There’s a MPhil in Visual Cultural Studies programme offered in University of Tromsø, Norway.
The requirements are a bachelors or a masters.

The facilities are awesome, but there’s just one huge problem, you do not get attention from the teachers, and the lectures and guidance are more of a drama then real teaching.
No attention is given, and you basically do what ever you know already.
The lecturers have huge problem in communicating in English. So if you are expecting an inspiring lecture, forget about it. The department has management and organization issues, nothing is planned until the last day.
The number of hours of “teaching” is really less, as compared to any other graduate program in Norway.
I think the course is designed to provide you the facilities, but not guidance, and it is expected that you find your way on your own.
It’s common in the department for the supervisor to read your THESIS the last day before the dead line.

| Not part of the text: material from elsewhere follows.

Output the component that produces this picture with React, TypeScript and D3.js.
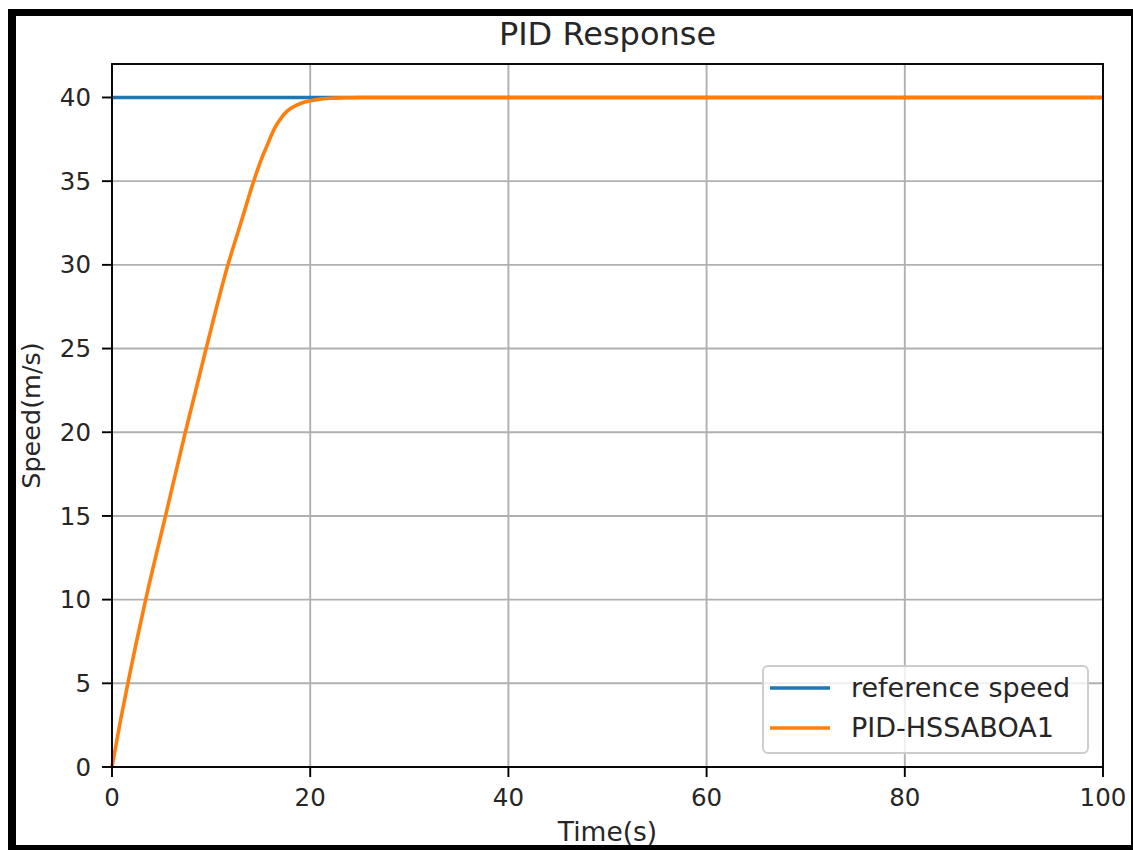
import React from "react";
import * as d3 from "d3";

const title = "PID Response";
const xLabel = "Time(s)";
const yLabel = "Speed(m/s)";
const xTicks = [0, 20, 40, 60, 80, 100];
const yTicks = [0, 5, 10, 15, 20, 25, 30, 35, 40];
const seriesNames = ["reference speed", "PID-HSSABOA1"];
const seriesColors = ["#1f77b4", "#ff7f0e"];

const refTime = [0, 100];
const refSpeed = [40, 40];

const pidTime = [0, 0.8, 1.6, 3.4, 5.4, 7.4, 9.5, 11.7, 13, 14.3, 15, 15.7, 16.4, 17.1, 17.7, 18.5, 19.3, 20, 21, 22, 23.5, 25, 30, 100];
const pidSpeed = [0, 2.6, 5, 10, 15, 20, 25, 30, 32.5, 35, 36.2, 37.2, 38.15, 38.8, 39.2, 39.5, 39.7, 39.8, 39.9, 39.95, 39.98, 40, 40, 40];

const W = 1133;
const H = 850;
const L = 112, R = 1103, T = 64, B = 767;
const FONT = "DejaVu Sans, Verdana, sans-serif";

export default function App() {
  const x = d3.scaleLinear().domain([0, 100]).range([L, R]);
  const y = d3.scaleLinear().domain([0, 42]).range([B, T]);
  const line = d3
    .line<[number, number]>()
    .x((d) => x(d[0]))
    .y((d) => y(d[1]))
    .curve(d3.curveMonotoneX);
  const refData: [number, number][] = refTime.map((t, i) => [t, refSpeed[i]]);
  const pidData: [number, number][] = pidTime.map((t, i) => [t, pidSpeed[i]]);

  return (
    <svg
      width={W}
      height={H}
      style={{ position: "absolute", left: 0, top: 0, display: "block" }}
      fontFamily={FONT}
    >
      <rect x={0} y={0} width={W} height={H} fill="#ffffff" />
      <rect x={8} y={9} width={W - 8} height={H - 9} fill="#000000" />
      <rect x={16} y={16} width={1131 - 16} height={845 - 16} fill="#ffffff" />

      {/* grid */}
      {xTicks.map((t) => (
        <line key={"gx" + t} x1={x(t)} x2={x(t)} y1={T} y2={B} stroke="#b0b0b0" strokeWidth={1.9} />
      ))}
      {yTicks.map((t) => (
        <line key={"gy" + t} x1={L} x2={R} y1={y(t)} y2={y(t)} stroke="#b0b0b0" strokeWidth={1.9} />
      ))}

      {/* series */}
      <path d={line(refData) || ""} fill="none" stroke={seriesColors[0]} strokeWidth={3.6} />
      <path d={line(pidData) || ""} fill="none" stroke={seriesColors[1]} strokeWidth={3.6} />

      {/* spines */}
      <rect x={L} y={T} width={R - L} height={B - T} fill="none" stroke="#000" strokeWidth={1.9} />

      {/* x ticks */}
      {xTicks.map((t) => (
        <g key={"xt" + t}>
          <line x1={x(t)} x2={x(t)} y1={B} y2={B + 10} stroke="#000" strokeWidth={1.9} />
          <text x={x(t)} y={806} fontSize={24.5} textAnchor="middle" fill="#262626">
            {t}
          </text>
        </g>
      ))}
      {/* y ticks */}
      {yTicks.map((t) => (
        <g key={"yt" + t}>
          <line x1={L - 10} x2={L} y1={y(t)} y2={y(t)} stroke="#000" strokeWidth={1.9} />
          <text x={91} y={y(t) + 8.6} fontSize={24.5} textAnchor="end" fill="#262626">
            {t}
          </text>
        </g>
      ))}

      <text x={(L + R) / 2} y={45} fontSize={32} textAnchor="middle" fill="#262626">
        {title}
      </text>
      <text x={(L + R) / 2} y={841} fontSize={26.5} textAnchor="middle" fill="#262626">
        {xLabel}
      </text>
      <text
        transform={`translate(39.5, ${(T + B) / 2}) rotate(-90)`}
        fontSize={25.5}
        textAnchor="middle"
        fill="#262626"
      >
        {yLabel}
      </text>

      {/* legend */}
      <rect x={763} y={666} width={325} height={87} rx={5} fill="#ffffff" fillOpacity={0.8} stroke="#cccccc" strokeWidth={1.9} />
      {seriesNames.map((name, i) => (
        <g key={name}>
          <line x1={770} x2={830} y1={688 + i * 40} y2={688 + i * 40} stroke={seriesColors[i]} strokeWidth={3.6} />
          <text x={851} y={697 + i * 40} fontSize={27} fill="#262626">
            {name}
          </text>
        </g>
      ))}
    </svg>
  );
}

I think that tells enough about the policy of the department.

It’s quite impossible get enrolled in the PhD programe in visual anthropology at University of Tromsø, unless you are an ethnic Norwegian. If not, don’t even bother applying .

The department specializes only in Cameroon and Mali, so if you planning to conduct your field work/research there, it could be good for you.

As for future after this degree? Too be honest, I know many former students, and 99% of them are working in fields completely unrelated to Visual Anthropology, or even “Social Sciences".
Only few really motivated ones continue filming and research after wards.

27/10/09 @ 09:42

Comment from: rajshree

rajshree

very interesting n creative…..liked it!!